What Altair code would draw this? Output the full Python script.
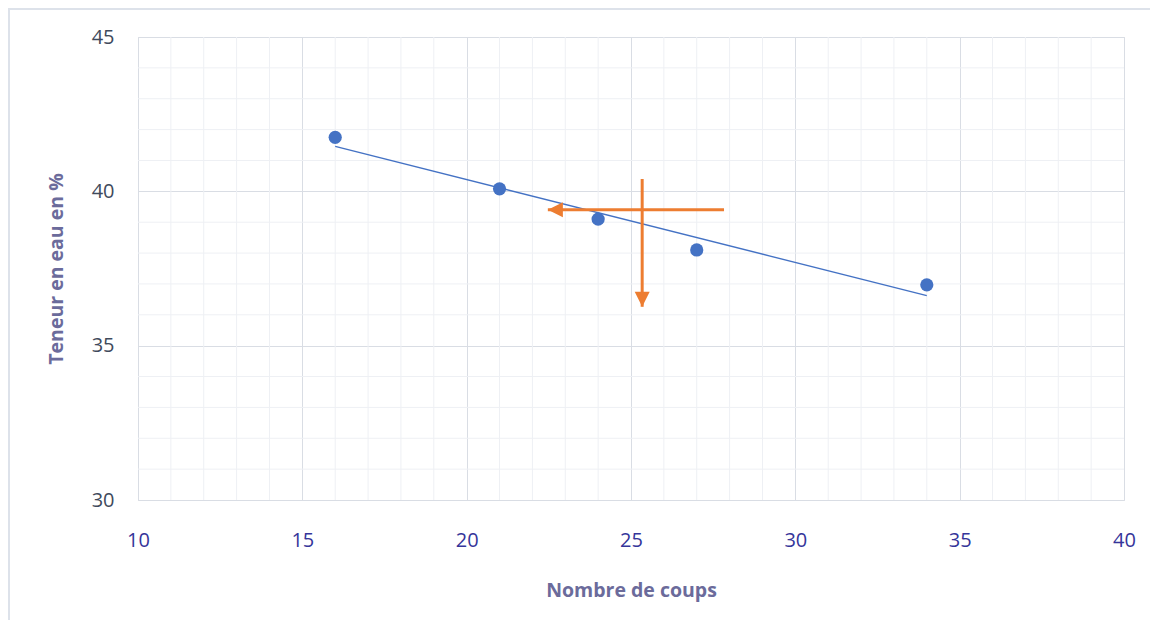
import altair as alt
import pandas as pd

# Data
coups = [16, 21, 24, 27, 34]
teneur = [41.75, 40.08, 39.10, 38.10, 36.97]

# Orange annotation arrows (horizontal: from x_start to tip at x_tip, at y_h;
# vertical: at x_v, from y_start down to tip y_tip)
h_arrow_x = [27.83]
h_arrow_tip = [22.47]
h_arrow_y = [39.40]
v_arrow_x = [25.34]
v_arrow_top = [40.40]
v_arrow_tip = [36.26]

x_major = [10, 15, 20, 25, 30, 35, 40]
y_major = [30, 35, 40, 45]
x_minor = [v for v in range(10, 41) if v % 5 != 0]
y_minor = [v for v in range(30, 46) if v % 5 != 0]

df = pd.DataFrame({"coups": coups, "teneur": teneur})
hdf = pd.DataFrame({"x": h_arrow_x, "x2": h_arrow_tip, "y": h_arrow_y})
vdf = pd.DataFrame({"x": v_arrow_x, "y": v_arrow_top, "y2": v_arrow_tip})
xminor_df = pd.DataFrame({"v": x_minor})
yminor_df = pd.DataFrame({"v": y_minor})

BLUE = "#4472c4"
ORANGE = "#ed7d31"
FONT = "Open Sans"
MAJOR = "#d9dde4"
MINOR = "#eef0f4"

xscale = alt.Scale(domain=[10, 40], nice=False, zero=False)
yscale = alt.Scale(domain=[30, 45], nice=False, zero=False)

x_axis = alt.Axis(
    values=x_major,
    labelOverlap=False,
    labelFlush=False,
    ticks=False,
    domain=False,
    gridColor=MAJOR,
    gridWidth=1,
    labelFont=FONT,
    labelFontSize=20,
    labelColor="#35359a",
    labelPadding=30,
    title="Nombre de coups",
    titleFont=FONT,
    titleFontSize=19.5,
    titleFontWeight="bold",
    titleColor="#6b6b9b",
    titlePadding=31,
)
y_axis = alt.Axis(
    values=y_major,
    labelOverlap=False,
    labelFlush=False,
    ticks=False,
    domain=False,
    gridColor=MAJOR,
    gridWidth=1,
    labelFont=FONT,
    labelFontSize=20,
    labelColor="#404a5c",
    labelPadding=24,
    title="Teneur en eau en %",
    titleFont=FONT,
    titleFontSize=19.5,
    titleFontWeight="bold",
    titleColor="#6b6b9b",
    titlePadding=25,
)

x_minor_grid = alt.Chart(xminor_df).mark_rule(color=MINOR, strokeWidth=1).encode(
    x=alt.X("v:Q", scale=xscale, axis=x_axis)
)
y_minor_grid = alt.Chart(yminor_df).mark_rule(color=MINOR, strokeWidth=1).encode(
    y=alt.Y("v:Q", scale=yscale, axis=y_axis)
)

base = alt.Chart(df)

points = base.mark_circle(size=175, color=BLUE, opacity=1).encode(
    x=alt.X("coups:Q", scale=xscale, axis=x_axis),
    y=alt.Y("teneur:Q", scale=yscale, axis=y_axis),
)

trend = base.transform_regression("coups", "teneur").mark_line(
    color=BLUE, strokeWidth=1.3
).encode(
    x=alt.X("coups:Q", scale=xscale),
    y=alt.Y("teneur:Q", scale=yscale),
)

h_shaft = alt.Chart(hdf).mark_rule(color=ORANGE, strokeWidth=3).encode(
    x=alt.X("x:Q", scale=xscale), x2="x2:Q", y=alt.Y("y:Q", scale=yscale)
)
h_head = alt.Chart(hdf).mark_point(
    shape="M0,0 L1,-0.5 L1,0.5 Z", size=900, filled=True, color=ORANGE, opacity=1
).encode(x=alt.X("x2:Q", scale=xscale), y=alt.Y("y:Q", scale=yscale))

v_shaft = alt.Chart(vdf).mark_rule(color=ORANGE, strokeWidth=3).encode(
    x=alt.X("x:Q", scale=xscale), y=alt.Y("y:Q", scale=yscale), y2="y2:Q"
)
v_head = alt.Chart(vdf).mark_point(
    shape="M0,0 L-0.5,-1 L0.5,-1 Z", size=900, filled=True, color=ORANGE, opacity=1
).encode(x=alt.X("x:Q", scale=xscale), y=alt.Y("y2:Q", scale=yscale))

# Outer frame (light border around the chart area)
frame_left = alt.Chart(df).mark_rule(color="#dde2ea", strokeWidth=2).encode(
    x=alt.value(-129), y=alt.value(-28), y2=alt.value(583)
)
frame_top = alt.Chart(df).mark_rule(color="#dde2ea", strokeWidth=2).encode(
    x=alt.value(-130), x2=alt.value(1012), y=alt.value(-28)
)

chart = alt.layer(
    x_minor_grid, y_minor_grid, trend, points, h_shaft, h_head, v_shaft, v_head,
    frame_left, frame_top
).properties(
    width=986,
    height=463,
    autosize=alt.AutoSizeParams(type="none"),
    padding={"left": 130, "top": 29, "right": 26, "bottom": 120},
).configure_view(stroke=None).configure(background="white")

chart.save("out.html", embed_options={"renderer": "svg", "actions": False})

::::

What this task involves:
Repeat, exactly and in full, each line from the start of the data to the line that contains "teneur = [41.75, 40.08, 39.10, 38.10, 36.97]". Pictures do not go in.

Completed task:
What Altair code would draw this? Output the full Python script.
import altair as alt
import pandas as pd

# Data
coups = [16, 21, 24, 27, 34]
teneur = [41.75, 40.08, 39.10, 38.10, 36.97]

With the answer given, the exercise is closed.